One thing is certain: There can be no question about the need to reduce our sugar intake. We’ve been hearing for years that obesity rates are through the roof and rising, along with the myriad life-threatening conditions associated with them: heart disease, type 2 diabetes, stroke, certain types of cancers and more. Sugar, we’re well aware, is a major contributor.
Suggestions that we should replace ultra-processed foods with fresh foods, and diet sodas with water or unsweetened tea, tend to be met with eyerolls. But as a recovered vegetable-phobe and Diet Coke addict, I speak from experience when I say it can be done — so long as you do it gradually.
My main trick for weaning myself off sweet stuff has been turning the focus to wholesome foods with savory — or at least not so sweet — flavors I like just as much.

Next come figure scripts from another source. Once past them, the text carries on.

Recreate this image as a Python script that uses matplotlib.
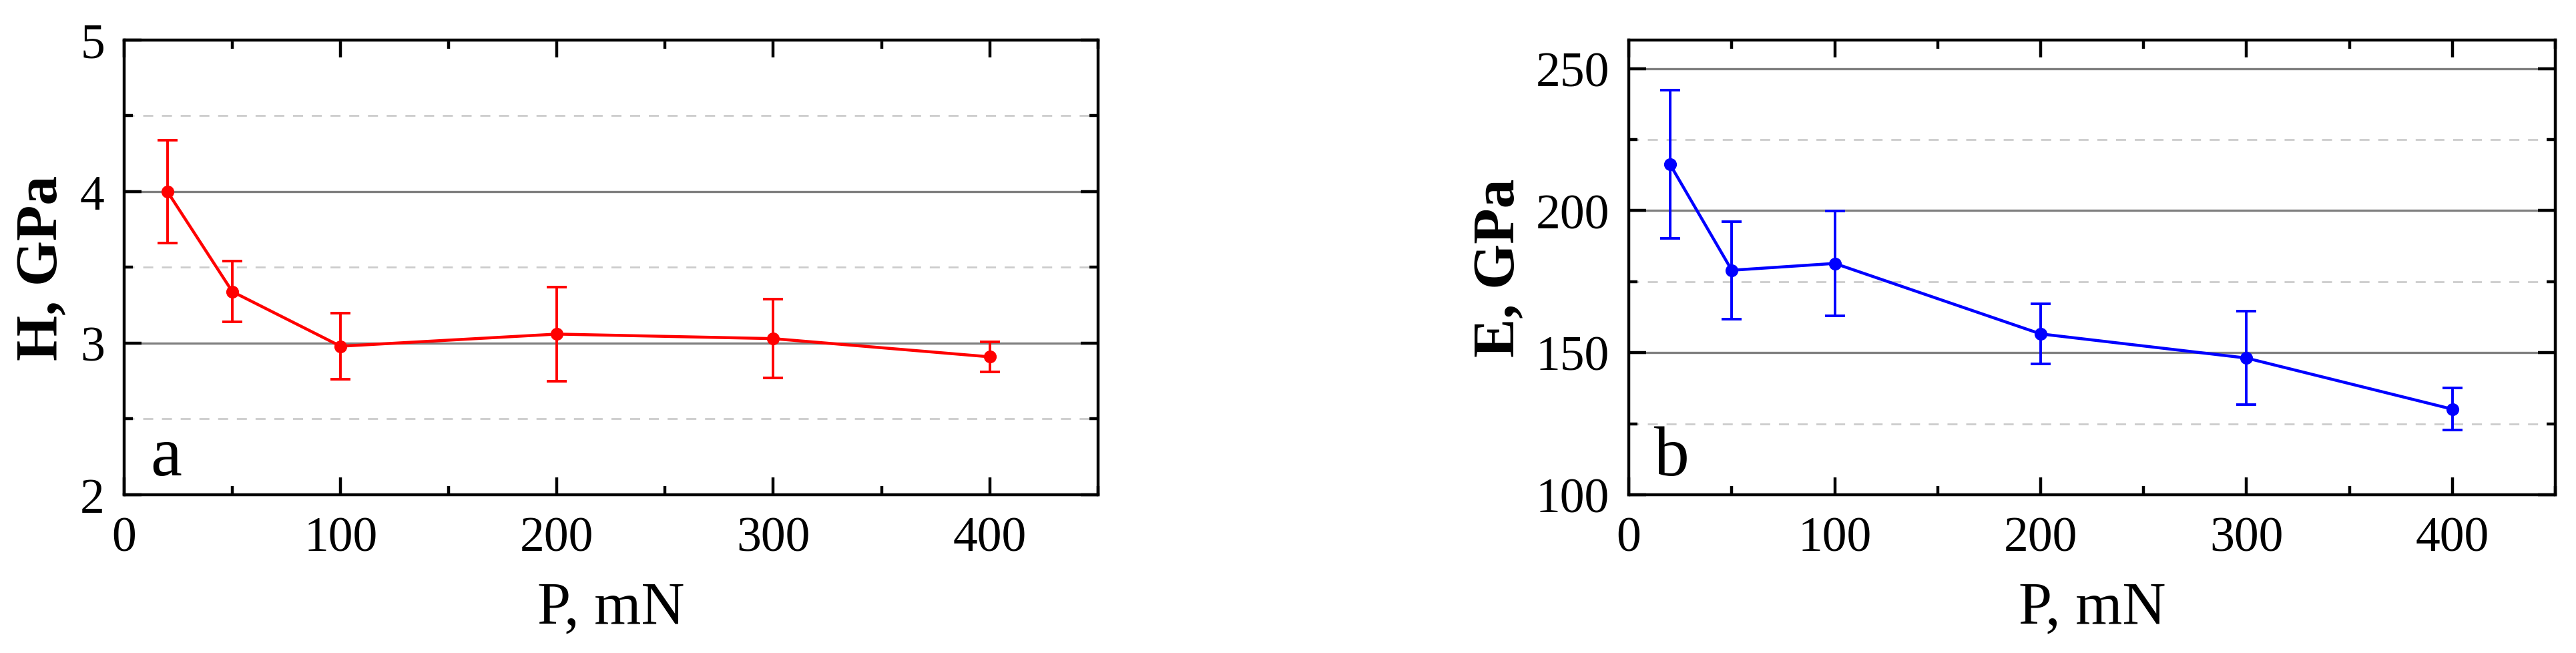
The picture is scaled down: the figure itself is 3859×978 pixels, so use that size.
import matplotlib
matplotlib.use('Agg')
import matplotlib.pyplot as plt
from matplotlib.ticker import MultipleLocator

# load values, mN
load = [20, 50, 100, 200, 300, 400]

# hardness H, GPa
hardness = [4.00, 3.34, 2.98, 3.06, 3.03, 2.91]
hardness_err = [0.34, 0.20, 0.22, 0.31, 0.26, 0.10]

# elastic modulus E, GPa
modulus = [216.3, 179.0, 181.4, 156.6, 148.1, 130.1]
modulus_err = [26.0, 17.2, 18.4, 10.5, 16.4, 7.4]

x_ticks = [0, 100, 200, 300, 400]

plt.rcParams['font.family'] = ['Liberation Serif', 'DejaVu Serif']

fig = plt.figure(figsize=(38.59, 9.79), dpi=100)
ax1 = fig.add_axes([0.0482, 0.2421, 0.378, 0.6956])
ax2 = fig.add_axes([0.6323, 0.2421, 0.3597, 0.6956])


def style_axes(ax, ylim, ymajor, yminor, ylabel, ylabel_x, letter):
    ax.set_xlim(0, 450)
    ax.set_ylim(*ylim)
    ax.set_xticks(x_ticks)
    ax.xaxis.set_minor_locator(MultipleLocator(50))
    ax.yaxis.set_major_locator(MultipleLocator(ymajor))
    ax.yaxis.set_minor_locator(MultipleLocator(yminor))

    # grid: solid at major, dashed at minor
    ax.set_axisbelow(True)
    ax.grid(which='major', axis='y', color='#808080', lw=2.4, ls='-')
    ax.grid(which='minor', axis='y', color='#cccccc', lw=2.0, ls=(0, (5.4, 4.7)))

    for s in ax.spines.values():
        s.set_linewidth(3.2)
    ax.tick_params(which='both', direction='in', top=True, right=True,
                   width=3.2, color='black')
    ax.tick_params(which='major', length=19, labelsize=53)
    ax.tick_params(which='minor', length=9.5)
    ax.tick_params(axis='x', which='major', pad=23)
    ax.tick_params(axis='y', which='major', pad=21)

    ax.set_xlabel('P, mN', fontsize=65)
    ax.xaxis.set_label_coords(0.5, -0.19)
    ax.set_ylabel(ylabel, fontsize=63, fontweight='bold')
    ax.yaxis.set_label_coords(ylabel_x, 0.5)

    ax.text(0.027, 0.044, letter, transform=ax.transAxes, fontsize=76,
            ha='left', va='baseline')


ax1.errorbar(load, hardness, yerr=hardness_err, color='#ff0000', lw=3.2,
             marker='o', ms=11, mew=2.8, elinewidth=2.8, capsize=11, capthick=2.8)
style_axes(ax1, (2, 5), 1, 0.5, 'H, GPa', -0.056, 'a')

ax2.errorbar(load, modulus, yerr=modulus_err, color='#0000ff', lw=3.2,
             marker='o', ms=11, mew=2.8, elinewidth=2.8, capsize=11, capthick=2.8)
style_axes(ax2, (100, 260), 50, 25, 'E, GPa', -0.110, 'b')

fig.savefig('out.png', dpi=100, facecolor='white')
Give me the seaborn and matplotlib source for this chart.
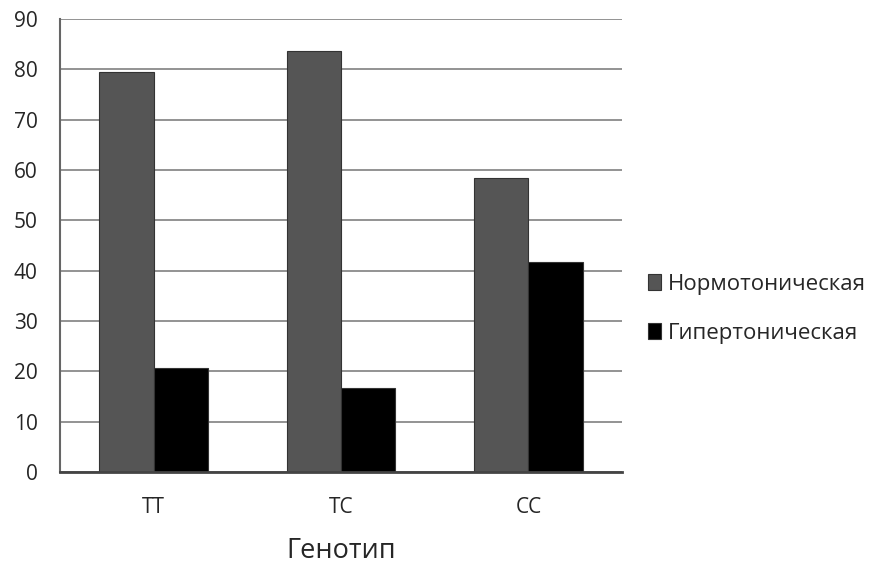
import pandas as pd
import seaborn as sns
import matplotlib
matplotlib.use("Agg")
import matplotlib.pyplot as plt

# values (percent per genotype)
genotypes = ["TT", "TC", "CC"]
normo = [79.5, 83.6, 58.4]
hyper = [20.7, 16.7, 41.7]
groups = ["Нормотоническая", "Гипертоническая"]

df = pd.DataFrame({
    "Генотип": genotypes * 2,
    "value": normo + hyper,
    "group": [groups[0]] * 3 + [groups[1]] * 3,
})

sns.set_style("white")
plt.rcParams['font.family'] = ['Open Sans', 'DejaVu Sans']

fig = plt.figure(figsize=(8.77, 5.68), dpi=100)
ax = fig.add_axes([0.0684, 0.169, 0.641, 0.7975])

sns.barplot(data=df, x="Генотип", y="value", hue="group",
            palette=["#555555", "#000000"], width=0.58, gap=0,
            edgecolor="#333333", linewidth=0.8, saturation=1, ax=ax)

ax.set_ylim(0, 90)
ax.set_yticks(range(0, 91, 10))
ax.set_xlim(-0.5, 2.5)
ax.yaxis.grid(True, color="#808080", linewidth=1.2)
ax.set_axisbelow(True)
for s in ["top", "right"]:
    ax.spines[s].set_visible(False)
ax.spines["left"].set_color("#666666")
ax.spines["left"].set_linewidth(1.5)
ax.spines["bottom"].set_color("#444444")
ax.spines["bottom"].set_linewidth(2)
ax.tick_params(axis="both", length=0, labelsize=15)
ax.tick_params(axis="y", pad=16)
ax.tick_params(axis="x", pad=18)
ax.set_ylabel("")
ax.set_xlabel("Генотип", fontsize=19.5, labelpad=14)

ax.legend(loc="center left", bbox_to_anchor=(1.01, 0.36), frameon=False,
          fontsize=16, handlelength=0.6, handleheight=0.75, handletextpad=0.3,
          labelspacing=1.25)

fig.savefig("out.png", dpi=100)
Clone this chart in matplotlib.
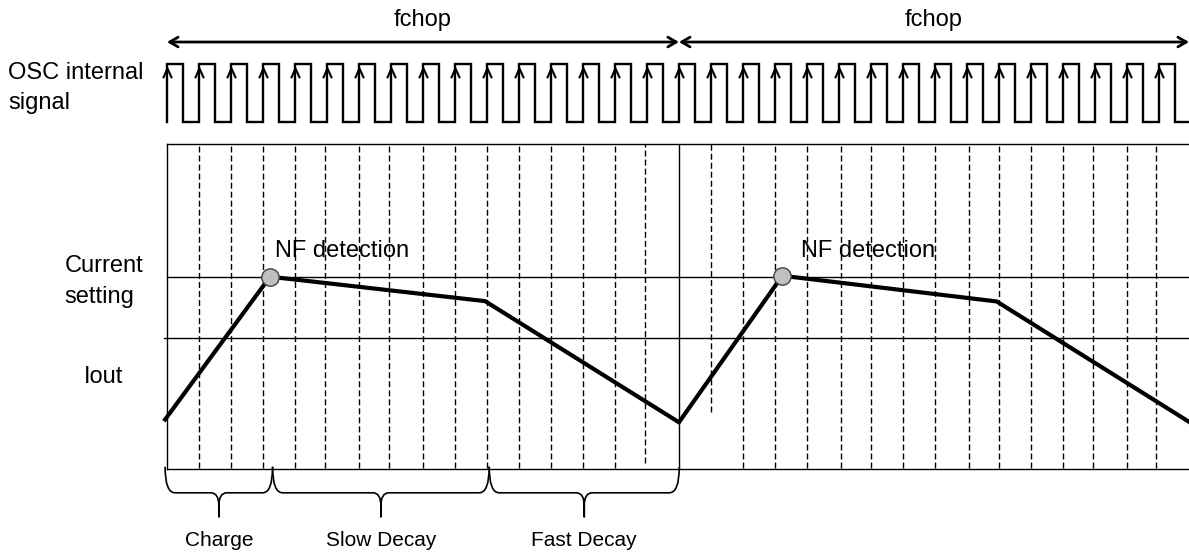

There’s plenty to choose from in the produce aisle.
There was a time when I couldn’t imagine starting my day without cereal or a granola bar and orange juice. When I realized how much sugar was in both, I adopted a new morning habit: a bowl of frozen, unthawed blueberries or cherries mixed with full-fat plain Greek yogurt sprinkled with nuts and drizzled with a teeny bit of honey. It’s better than ice cream! (OK, maybe that’s a stretch.)
For savory fare, if the thought of carrots or cauliflower doesn’t excite you, try tossing them in a little olive oil and seasoning and roasting them in a super-hot oven until they begin to naturally caramelize. You just may become a convert.
And quit buying the chemical-laden bottled dressings and toss your salads instead with flavorful oil, a splash of vinegar or citrus, and salt and pepper — no need to mix or measure. No time to cook? A roasted rotisserie chicken from the deli can supply you with satisfying low-carb protein for days.
Make no mistake: I am still very much pro-dessert. I just opt for a smaller portion. Unless ganache is involved, and then all bets are off. And Rosenbloom heartily approves.
“In today’s world, it’s almost impossible to eliminate sugar completely and I for one will not be making my own ketchup! Sometimes a spoonful of sugar really does sweeten our life and help the medicine go down.”